Today’s Senate hearing on online video was interesting for a few reasons. The most important of these, to me, was that no one questioned whether the Internet was the future of video. It’s apparent to most observers by now that it is. Just a few years ago Mark Cuban was saying that online video at scale was economically and technologically impossible. He’s still defending his thesis but in the meantime the explosive growth of Netflix, Amazon Prime Video, and so forth has put lie to the claim that the Internet can’t support the amount of high-quality video people want to watch. Traditional one-to-many video delivery (broadcast and cable, mostly) still has an edge for delivering live programs, but no one ever said that online video would compete with traditional video by imitating its model. If online video becomes dominant then on-demand will probably be dominant along with it.
There were no programmers at the hearing. And there were no cable or satellite program distributors, and no broadcasters, either. Instead, the hearing was about the future of video, not the present or past, and that means companies like Microsoft (represented by Blair Westlake), Amazon (represented by Paul Misener), and IAC (a company that controls many online video services like Vimeo and Aereo, represented by Barry Diller). Neilson (represented by Susan Whiting) was there, too, to give some insight into how it measures online video usage and how it sees the industry evolving.
The three Internet companies were united about a few things. They all recognized that they need an open Internet, and access to consumers, to succeed. All of them made some mention, even if oblique, of net neutrality, usage caps, or both. Microsoft said that broadband providers should not adopt policies that discourage Internet use, and Amazon encouraged policymakers to monitor usage caps. But Microsoft and Amazon both triangulated a little. They both see online video as the future but value their current relationships with incumbents, both for access to content and for access to customers.
Diller, however, was less coy. He pointed out that the Internet is “ready now” to be a video delivery platform that is equal to cable, broadcast, and satellite, and went through some of the issues that are standing in its way. He spoke convincingly on many points, and I’d like to repeat two of them.

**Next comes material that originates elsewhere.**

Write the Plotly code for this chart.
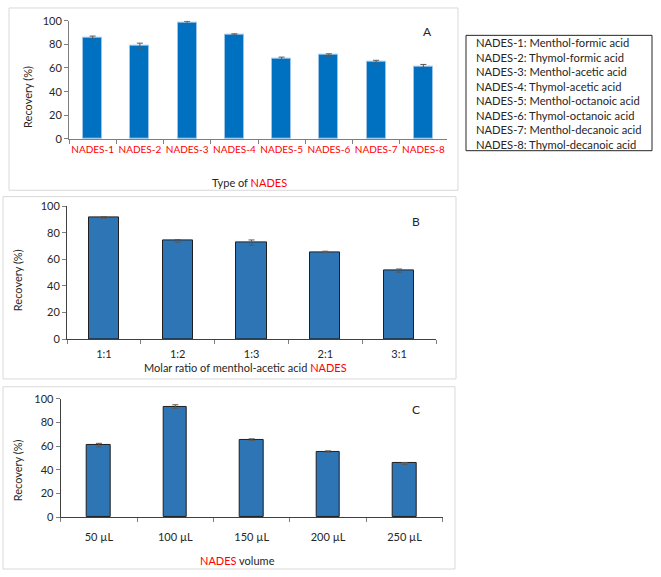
import plotly.graph_objects as go

W, H = 661, 577

# ---------------- data ----------------
nades_types = ["NADES-1", "NADES-2", "NADES-3", "NADES-4", "NADES-5", "NADES-6", "NADES-7", "NADES-8"]
recovery_a = [85.5, 78.5, 98.5, 88.3, 68.2, 71.0, 65.0, 61.0]
error_a = [1.5, 2.5, 1.0, 0.6, 1.0, 1.0, 1.5, 2.0]

molar_ratios = ["1:1", "1:2", "1:3", "2:1", "3:1"]
recovery_b = [91.7, 74.0, 72.7, 65.7, 51.6]
error_b = [0.6, 1.0, 2.0, 0.5, 1.2]

volumes = ["50 µL", "100 µL", "150 µL", "200 µL", "250 µL"]
recovery_c = [61.0, 93.6, 65.6, 55.5, 45.5]
error_c = [1.5, 1.5, 0.7, 0.6, 0.8]

legend_lines = [
    "NADES-1: Menthol-formic acid",
    "NADES-2: Thymol-formic acid",
    "NADES-3: Menthol-acetic acid",
    "NADES-4: Thymol-acetic acid",
    "NADES-5: Menthol-octanoic acid",
    "NADES-6: Thymol-octanoic acid",
    "NADES-7: Menthol-decanoic acid",
    "NADES-8: Thymol-decanoic acid",
]

FONT = "Lato, Carlito, 'Open Sans', sans-serif"
RED = "#FF0000"
TXT = "#262626"


def px(x):
    return x / W


def py(y):
    return 1 - y / H


fig = go.Figure()

# Panel A
fig.add_trace(go.Bar(
    x=nades_types, y=recovery_a, xaxis="x", yaxis="y", width=0.4,
    marker=dict(color="#0070C0", line=dict(color="#9DC3E6", width=1)),
    error_y=dict(type="data", array=error_a, color="#595959", thickness=1, width=3),
    showlegend=False,
))
# Panel B
fig.add_trace(go.Bar(
    x=molar_ratios, y=recovery_b, xaxis="x2", yaxis="y2", width=0.41,
    marker=dict(color="#2E75B6", line=dict(color="#1F1F1F", width=1)),
    error_y=dict(type="data", array=error_b, color="#595959", thickness=1, width=3),
    showlegend=False,
))
# Panel C
fig.add_trace(go.Bar(
    x=volumes, y=recovery_c, xaxis="x3", yaxis="y3", width=0.31,
    marker=dict(color="#2E75B6", line=dict(color="#1F1F1F", width=1)),
    error_y=dict(type="data", array=error_c, color="#595959", thickness=1, width=3),
    showlegend=False,
))

axis_common_x = dict(showline=True, linecolor="#7F7F7F", linewidth=1, ticks="outside",
                     tickson="boundaries", ticklen=4, tickcolor="#7F7F7F", tickangle=0,
                     showgrid=False, zeroline=False, fixedrange=True)
axis_common_y = dict(showline=True, linecolor="#7F7F7F", linewidth=1, ticks="outside",
                     ticklen=4, tickcolor="#7F7F7F", range=[0, 100], dtick=20,
                     showgrid=False, zeroline=False, fixedrange=True,
                     tickfont=dict(family=FONT, size=11, color=TXT))

layout = dict(
    width=W, height=H,
    margin=dict(l=0, r=0, t=0, b=0),
    paper_bgcolor="white", plot_bgcolor="white",
    bargap=0.0,
    font=dict(family=FONT, size=11, color=TXT),
    xaxis=dict(domain=[px(69), px(447)], anchor="y", ticklabelstandoff=1,
               tickfont=dict(family=FONT, size=10, color=RED), **axis_common_x),
    yaxis=dict(domain=[py(135), py(14)], anchor="x", **axis_common_y),
    xaxis2=dict(domain=[px(67), px(436)], anchor="y2", ticklabelstandoff=5,
                tickfont=dict(family=FONT, size=11, color=TXT), **axis_common_x),
    yaxis2=dict(domain=[py(339.7), py(204)], anchor="x2", **axis_common_y),
    xaxis3=dict(domain=[px(60.7), px(442.7)], anchor="y3", ticklabelstandoff=10,
                tickfont=dict(family=FONT, size=11, color=TXT), **axis_common_x),
    yaxis3=dict(domain=[py(522), py(401)], anchor="x3", **axis_common_y),
)
layout["xaxis2"]["linecolor"] = "#404040"
layout["yaxis2"]["linecolor"] = "#404040"
layout["xaxis3"]["linecolor"] = "#404040"
layout["yaxis3"]["linecolor"] = "#404040"
fig.update_layout(**layout)

shapes = []
FRAME = "#D9D9D9"
for (x0, y0, x1, y1) in [(9, 1, 458, 187.5), (3, 194, 456, 380.5), (3, 388.5, 455, 575)]:
    shapes.append(dict(type="rect", xref="paper", yref="paper",
                       x0=px(x0), x1=px(x1), y0=py(y1), y1=py(y0),
                       line=dict(color=FRAME, width=1), fillcolor="rgba(0,0,0,0)"))
# legend box
shapes.append(dict(type="rect", xref="paper", yref="paper",
                   x0=px(466), x1=px(652), y0=py(147), y1=py(29),
                   line=dict(color="#262626", width=1), fillcolor="rgba(0,0,0,0)"))
fig.update_layout(shapes=shapes)

ann = []


def add_text(x, y, text, size=11, angle=0, xanchor="center", color=TXT):
    ann.append(dict(x=px(x), y=py(y), xref="paper", yref="paper", text=text,
                    showarrow=False, xanchor=xanchor, yanchor="middle", textangle=angle,
                    font=dict(family=FONT, size=size, color=color)))


red_nades = "<span style='color:#FF0000'>NADES</span>"
add_text(249, 180, "Type of " + red_nades, size=11)
add_text(246, 369, "Molar ratio of menthol-acetic acid " + red_nades, size=11)
add_text(237, 566.5, red_nades + " volume", size=11)

add_text(28, 92, "Recovery (%)", size=11, angle=-90)
add_text(17, 279.5, "Recovery (%)", size=11, angle=-90)
add_text(17, 474, "Recovery (%)", size=11, angle=-90)

add_text(427, 25, "A", size=12)
add_text(416, 219, "B", size=12)
add_text(416, 412, "C", size=12)

ann.append(dict(x=px(474), y=py(88.8), xref="paper", yref="paper",
                text="<br>".join(legend_lines), align="left",
                showarrow=False, xanchor="left", yanchor="middle",
                font=dict(family=FONT, size=11.2, color=TXT)))

fig.update_layout(annotations=ann)

fig.write_html("out.html", config={"displayModeBar": False},
               post_script="document.body.style.margin='0';document.body.style.overflow='hidden';")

First, many Senators are concerned about the high cost of cable. Usually the focus here is on how increased competition could drive down prices. But Diller discussed how the very structure of the current cable/broadcast system, as distinct from its competitiveness, keeps prices high. The bundled nature of cable offerings means that most people pay for programs they don’t want. Bundles can make sense for consumers up to a point but not when you have to pay for the entire grocery store just to get a dozen eggs and some orange juice. He also pointed to some of the redundancies in the current overly-complex video distribution system. Consumers pay to support not just program creators but several other layers of middlemen–networks, affiliates, and cable systems, most often. When there are at least three middlemen between creators and viewers prices are bound to creep ever-upward.
Second, he gave the best defense of Aereo I’ve heard, and it relates not to technical arguments about copyright law but to the role of broadcasters. Diller reminded the Senators that broadcasters are given free use of the public airwaves with one condition–that they serve the public interest. The most important, and oddly overlooked part of this is that they are expected to provide free service to the public. But in recent years they’ve grown addicted to retransmission consent fees paid by cable and pay satellite TV systems, and consequently value their (indirectly) paying viewers a lot more than their over-the-air viewers. Given this you can understand why a broadcaster would be upset about a service like Aereo, that makes it easier for viewers to watch TV over-the-air by providing a remote antenna. But understanding is not agreeing and when it comes down to it, if broadcasters want to become cable networks they have that option. They should not have it both ways, operating on the business side like ESPN or Comedy Central but continuing their free ride on the airwaves, which are multi-billion dollar public assets, just to give themselves negotiating leverage with the pay TV systems they really care about.
I shall conclude with bipartisan praise. Though I disagree with his specific video reform bill, Senator DeMint understands very well how the current regulatory structure that shapes the video marketplace coddle incumbents and discourages new entry. And Senator Rockefeller showed today that he understands that competition shouldn’t just be promoted for its own sake, but to improve the lives of citizens by giving them greater control over what they watch, giving them better choices, and saving them money. Overall this was a valuable hearing, and I hope it will be the first of many, to tackle the future of video distribution. There are a lot of tricky policy, legal, and business issues that need to be worked out, and that need a higher profile. Hearings like this are one of the best ways to get policymakers to start paying attention.